There have been several instances in cinematic history when a film has simply crashed. Whether due to casting controversies, poor timing, or a failure to connect with audiences, directors throughout history have been left reeling when projects they poured time and effort into flop at the box office. Actors, too, must share in the embarrassment and disappointment when a film underperforms. However, for Julia Roberts, her biggest box office failure wasn’t just about poor reception—she was simply relieved to have survived making the film.

Failure films are interesting though as so often, they take on a second life. Tommy Wiseau’s The Room is the perfect example. It’s a god-awful movie, often considered one of the worst ever made, yet people rush out to special screenings of it with Wiseau himself in attendance. It’s become a cult classic that people hold dear to them, despite the film being painful.

Steven Spielberg’s Hook was the same, albeit in a much less extreme form. Despite the powerful director, a powerful cast, and a big budget of $70million, something about the film just didn’t work. It’s not that it didn’t perform well enough at the box office, but given the spend on the film and the scale of the project, the studio expected it to do much, much better and wrote it off as a failure when it only really coasted along.

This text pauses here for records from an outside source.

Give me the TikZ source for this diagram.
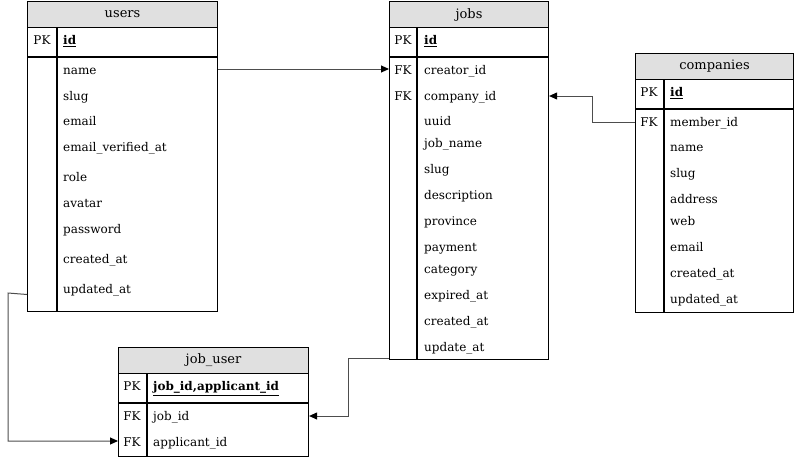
\documentclass[tikz,border=0pt]{standalone}
\usepackage{fontspec}
\setmainfont{DejaVu Serif}
\usetikzlibrary{arrows.meta,calc}
\definecolor{hdrgray}{HTML}{E0E0E0}
\definecolor{conngray}{HTML}{4D4D4D}
\begin{document}
\begin{tikzpicture}[x=1pt,y=-1pt,
  tbl/.style={draw=black, line width=1.1pt, fill=white, inner sep=0pt, anchor=north west},
  hdr/.style={draw=black, line width=1.1pt, fill=hdrgray, inner sep=0pt, anchor=north west,
              font=\fontsize{13}{15}\selectfont},
  sep/.style={draw=black, line width=1.1pt},
  fld/.style={anchor=west, inner sep=0pt, text height=9pt, text depth=3pt, yshift=-1.5pt,
              font=\fontsize{12}{14}\selectfont},
  kfld/.style={fld, anchor=center},
  conn/.style={draw=conngray, line width=1pt, -{Triangle[length=8pt,width=7pt,color=black,fill=black]}}]
\useasboundingbox (0,0) rectangle (795,458);

% ---------------- users ----------------
\node[tbl, minimum width=190pt, minimum height=310pt] (users) at (27,1) {};
\node[hdr, minimum width=190pt, minimum height=26pt] (usersh) at (27,1) {users};
\draw[sep] (27,57) -- (217,57);
\draw[sep] (57,27) -- (57,311);
\node[kfld] (upk) at (42,40) {PK};
\node[fld] (uid) at (63,40) {\underline{\textbf{id}}};
\node[fld] (uname) at (63,70) {name};
\node[fld] (uslug) at (63,96) {slug};
\node[fld] (uemail) at (63,121) {email};
\node[fld] (uever) at (63,147) {email\_verified\_at};
\node[fld] (urole) at (63,177) {role};
\node[fld] (uavatar) at (63,203) {avatar};
\node[fld] (upass) at (63,229) {password};
\node[fld] (ucreated) at (63,259) {created\_at};
\node[fld] (uupd) at (63,289) {updated\_at};

% ---------------- jobs ----------------
\node[tbl, minimum width=159pt, minimum height=358pt] (jobs) at (389,1) {};
\node[hdr, minimum width=159pt, minimum height=26pt] (jobsh) at (389,1) {jobs};
\draw[sep] (389,57) -- (548,57);
\draw[sep] (417,27) -- (417,359);
\node[kfld] (jpk) at (403,40) {PK};
\node[fld] (jid) at (424,40) {\underline{\textbf{id}}};
\node[kfld] (jfk1) at (403,70) {FK};
\node[fld] (jcreator) at (424,70) {creator\_id};
\node[kfld] (jfk2) at (403,96) {FK};
\node[fld] (jcompany) at (424,96) {company\_id};
\node[fld] (juuid) at (424,121) {uuid};
\node[fld] (jname) at (424,143) {job\_name};
\node[fld] (jslug) at (424,169) {slug};
\node[fld] (jdesc) at (424,195) {description};
\node[fld] (jprov) at (424,221) {province};
\node[fld] (jpay) at (424,247) {payment};
\node[fld] (jcat) at (424,269) {category};
\node[fld] (jexp) at (424,295) {expired\_at};
\node[fld] (jcreated) at (424,321) {created\_at};
\node[fld] (jupd) at (424,347) {update\_at};

% ---------------- companies ----------------
\node[tbl, minimum width=158pt, minimum height=259pt] (comp) at (635,53) {};
\node[hdr, minimum width=158pt, minimum height=26pt] (comph) at (635,53) {companies};
\draw[sep] (635,109) -- (793,109);
\draw[sep] (664,79) -- (664,312);
\node[kfld] (cpk) at (649,92) {PK};
\node[fld] (cid) at (670,92) {\underline{\textbf{id}}};
\node[kfld] (cfk) at (649,122) {FK};
\node[fld] (cmember) at (670,122) {member\_id};
\node[fld] (cname) at (670,147) {name};
\node[fld] (cslug) at (670,173) {slug};
\node[fld] (caddr) at (670,199) {address};
\node[fld] (cweb) at (670,221) {web};
\node[fld] (cemail) at (670,247) {email};
\node[fld] (ccreated) at (670,273) {created\_at};
\node[fld] (cupd) at (670,299) {updated\_at};

% ---------------- job_user ----------------
\node[tbl, minimum width=190pt, minimum height=109pt] (ju) at (118,347) {};
\node[hdr, minimum width=190pt, minimum height=26pt] (juh) at (118,347) {job\_user};
\draw[sep] (118,403) -- (308,403);
\draw[sep] (147,373) -- (147,456);
\node[kfld] (jupk) at (132,386) {PK};
\node[fld] (jukey) at (153,386) {\underline{\textbf{job\_id,applicant\_id}}};
\node[kfld] (jufk1) at (132,416) {FK};
\node[fld] (jujob) at (153,416) {job\_id};
\node[kfld] (jufk2) at (132,442) {FK};
\node[fld] (juappl) at (153,442) {applicant\_id};

% ---------------- connectors ----------------
\draw[conn] ($(users.east |- uname)+(0,-2.5)$) -- ($(jobs.west |- jcreator)+(0,-2.5)$);
\draw[conn] ($(comp.west |- cmember)+(0,-1.5)$) -- ++(-43,0) |- ($(jobs.east |- jcompany)+(0,-1.5)$);
\draw[conn] ($(users.west |- uupd)+(0,4)$) -- (8,293) |- ($(ju.west |- juappl)+(0,-2.5)$);
\draw[conn] ($(jobs.south west)+(0,-2)$) -- ++(-41,0) |- ($(ju.east |- jujob)+(0,-1.5)$);
\end{tikzpicture}
\end{document}
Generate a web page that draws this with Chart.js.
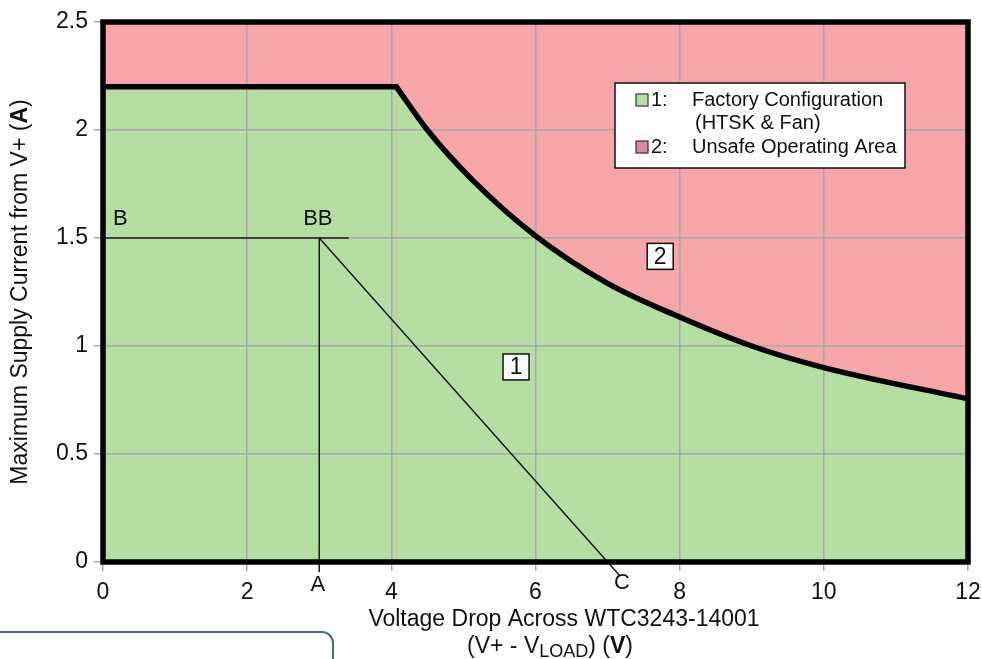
<!DOCTYPE html>
<html>
<head>
<meta charset="utf-8">
<script src="https://cdn.jsdelivr.net/npm/chart.js@4/dist/chart.umd.min.js"></script>
<style>
  html, body { margin: 0; padding: 0; background: #fff; }
  #wrap { position: relative; width: 982px; height: 659px; overflow: hidden; }
  #frameBox {
    position: absolute; left: -20px; top: 631px; width: 354px; height: 80px;
    border: 2px solid #41689c; border-radius: 12px; box-sizing: border-box;
  }
</style>
</head>
<body>
<div id="wrap">
  <canvas id="power-chart" width="982" height="659"></canvas>
  <div id="frameBox"></div>
</div>
<script>
// ------------------------------------------------------
// data
// ------------------------------------------------------
const flatVolts  = [0, 4.07];
const flatAmps   = [2.2, 2.2];
const curveVolts = [4.07, 4.5, 5.13, 6, 7, 8, 9, 10, 12];
const curveAmps  = [2.2, 2.0, 1.767, 1.51, 1.29, 1.134, 1.0, 0.9, 0.755];

const unsafeVolts = [0, 12];
const unsafeAmps  = [2.5, 2.5];

const lineBVolts  = [0, 3.41];
const lineBAmps   = [1.5, 1.5];
const lineAVolts  = [3, 3];
const lineAAmps   = [-0.046, 1.5];
const lineCVolts  = [3, 7, 7.17];
const lineCAmps   = [1.5, 0, -0.064];

const xTicks = [0, 2, 4, 6, 8, 10, 12];
const yTicks = [0, 0.5, 1, 1.5, 2, 2.5];

const marks = [
    { text: 'B',  x: 0.24, y: 1.59 },
    { text: 'BB', x: 2.98, y: 1.59 },
    { text: 'A',  x: 2.98, y: -0.106 },
    { text: 'C',  x: 7.2,  y: -0.097 }
];
const regionTags = [
    { text: '1', x: 5.73, y: 0.903 },
    { text: '2', x: 7.73, y: 1.415 }
];

const GREEN = '#b5dea3';
const PINK  = '#f6a5a8';
const FONT  = '"Liberation Sans", Arial, sans-serif';

function pts(xs, ys) {
    return xs.map((x, i) => ({ x: x, y: ys[i] }));
}

// draws a run of text pieces (plain / bold / subscript) centred on cx
function drawRuns(ctx, runs, cx, cy) {
    let total = 0;
    runs.forEach(r => { ctx.font = r.font; r.w = ctx.measureText(r.text).width; total += r.w; });
    let x = cx - total / 2;
    ctx.textAlign = 'left';
    ctx.textBaseline = 'middle';
    runs.forEach(r => {
        ctx.font = r.font;
        ctx.fillText(r.text, x, cy + (r.dy || 0));
        x += r.w;
    });
}

const decor = {
    id: 'decor',
    afterDatasetsDraw(chart) {
        const ctx = chart.ctx;
        const a = chart.chartArea;
        const xs = chart.scales.x, ys = chart.scales.y;

        ctx.save();
        // heavy plot frame
        ctx.strokeStyle = '#000';
        ctx.lineWidth = 5.5;
        ctx.strokeRect(a.left, a.top, a.right - a.left, a.bottom - a.top);

        // point letters
        ctx.fillStyle = '#111';
        ctx.font = '22px ' + FONT;
        ctx.textAlign = 'center';
        ctx.textBaseline = 'middle';
        marks.forEach(m => {
            ctx.fillText(m.text, xs.getPixelForValue(m.x), ys.getPixelForValue(m.y));
        });

        // boxed region numbers
        regionTags.forEach(t => {
            const px = xs.getPixelForValue(t.x), py = ys.getPixelForValue(t.y);
            ctx.fillStyle = '#f8f9fb';
            ctx.fillRect(px - 13, py - 13, 26, 26);
            ctx.strokeStyle = '#111';
            ctx.lineWidth = 1.5;
            ctx.strokeRect(px - 13, py - 13, 26, 26);
            ctx.fillStyle = '#111';
            ctx.font = '23px ' + FONT;
            ctx.textAlign = 'center';
            ctx.fillText(t.text, px, py + 1);
        });

        // legend
        ctx.fillStyle = '#fff';
        ctx.fillRect(615, 83, 290, 85);
        ctx.strokeStyle = '#111';
        ctx.lineWidth = 1.5;
        ctx.strokeRect(615, 83, 290, 85);
        const rows = [
            { sw: GREEN, n: '1:', t: 'Factory Configuration', y: 100 },
            { sw: '#d98a9e', n: '2:', t: 'Unsafe Operating Area', y: 147 }
        ];
        ctx.font = '20px ' + FONT;
        ctx.textAlign = 'left';
        ctx.textBaseline = 'middle';
        rows.forEach(r => {
            ctx.fillStyle = r.sw;
            ctx.fillRect(636, r.y - 6, 12, 12);
            ctx.strokeStyle = '#333';
            ctx.lineWidth = 1.2;
            ctx.strokeRect(636, r.y - 6, 12, 12);
            ctx.fillStyle = '#111';
            ctx.fillText(r.n, 651, r.y);
            ctx.fillText(r.t, 692, r.y);
        });
        ctx.fillText('(HTSK & Fan)', 695, 123);

        // axis titles
        ctx.fillStyle = '#111';
        const f = '23px ' + FONT, fb = 'bold 23px ' + FONT, fs = '18px ' + FONT;
        drawRuns(ctx, [{ text: 'Voltage Drop Across WTC3243-14001', font: f }], 564, 620);
        drawRuns(ctx, [
            { text: '(V+ - V', font: f },
            { text: 'LOAD', font: fs, dy: 5 },
            { text: ') (', font: f },
            { text: 'V', font: fb },
            { text: ')', font: f }
        ], 550, 647);

        ctx.translate(21, (a.top + a.bottom) / 2);
        ctx.rotate(-Math.PI / 2);
        drawRuns(ctx, [
            { text: 'Maximum Supply Current from V+ (', font: f },
            { text: 'A', font: fb },
            { text: ')', font: f }
        ], 0, 0);
        ctx.restore();
    }
};

let chartBox = document.getElementById('power-chart');

if (chartBox) {
    let ctx = chartBox.getContext('2d');
    const guide = { borderColor: '#1a1a1a', borderWidth: 1.5, pointRadius: 0, showLine: true, fill: false, clip: false };
    const limit = {
        showLine: true,
        borderColor: '#000',
        borderWidth: 5.5,
        borderCapStyle: 'round',
        borderJoinStyle: 'round',
        backgroundColor: GREEN,
        fill: 'origin',
        pointRadius: 0
    };
    const tickFont = { family: FONT, size: 23 };

    new Chart(ctx, {
        type: 'scatter',
        data: {
            datasets: [
            Object.assign({ label: 'Factory Configuration (HTSK & Fan)', data: pts(curveVolts, curveAmps), cubicInterpolationMode: 'monotone' }, limit),
            Object.assign({ label: 'Current limit', data: pts(flatVolts, flatAmps) }, limit),
            Object.assign({ label: 'B', data: pts(lineBVolts, lineBAmps) }, guide),
            Object.assign({ label: 'A', data: pts(lineAVolts, lineAAmps) }, guide),
            Object.assign({ label: 'C', data: pts(lineCVolts, lineCAmps) }, guide),
            {
                label: 'Unsafe Operating Area',
                data: pts(unsafeVolts, unsafeAmps),
                showLine: true,
                borderWidth: 0,
                backgroundColor: PINK,
                fill: 'origin',
                pointRadius: 0
            }]
        },
        options: {
            responsive: false,
            animation: false,
            layout: { padding: { left: 0, top: 22, right: 14, bottom: 0 } },
            plugins: {
                legend: { display: false },
                tooltip: { enabled: false },
                filler: { drawTime: 'beforeDraw' }
            },
            scales: {
                x: {
                    type: 'linear',
                    min: 0,
                    max: 12,
                    afterBuildTicks: s => { s.ticks = xTicks.map(v => ({ value: v })); },
                    afterFit: s => { s.height = 97; s.paddingRight = 0; },
                    ticks: { color: '#111', font: tickFont, padding: 8, callback: v => String(v) },
                    grid: { color: '#a8a8a8', lineWidth: 1.5, tickLength: 9 },
                    border: { display: false }
                },
                y: {
                    type: 'linear',
                    min: 0,
                    max: 2.5,
                    afterBuildTicks: s => { s.ticks = yTicks.map(v => ({ value: v })); },
                    afterFit: s => { s.width = 103; },
                    ticks: { color: '#111', font: tickFont, padding: 6, callback: v => String(v) },
                    grid: { color: '#a8a8a8', lineWidth: 1.5, tickLength: 9 },
                    border: { display: false }
                }
            }
        },
        plugins: [decor]
    });
}
</script>
</body>
</html>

Part of the issue was that when the film was released, it got swept up in a media circus that had nothing to do with the quality of the movie but rather the private life of the cast. In 1991, when the movie was released, Julia Roberts, who played Tinker Bell, was engaged to Kiefer Sutherland. It was a high-profile couple that people were invested in, especially in the immediate run-up to their upcoming wedding. But only days before the nuptials, it fell apart. 

Or at least, that’s what the press reported. According to Roberts in interviews since, it was a mutual decision to call the engagement off and one that was reached long before the scheduled ceremony. But in the eyes of the media and the public, Roberts had essentially been jilted right before her wedding, and that story clouded the entire release of Hook.

Imagine going through something hard in your personal life, and suddenly, you have to do all these interviews promoting a project while people keep prying. Back in the ‘90s as well, in the heyday of paparazzi, Roberts was being hounded with the additional press surrounding the film being her own personal hell.

Or in “Tinkerhell”, as an article in Premiere read at the time. There were even rumours that the situation with her fiance had also impacted the atmosphere on set, with that article calling her a “curious presence” on set that was “sometimes somber, sometimes at the near edge of hysteria.”

But while the press seemed intent on piling it all on the actor, Spielberg came to the defence of his star. “Julia probably went through the most trying times of her life, and it was simply bad timing for all of us that she happened to start on Hook at that low point,” the director said. But in his eyes, she pulled it off as he called her performance “terrific”.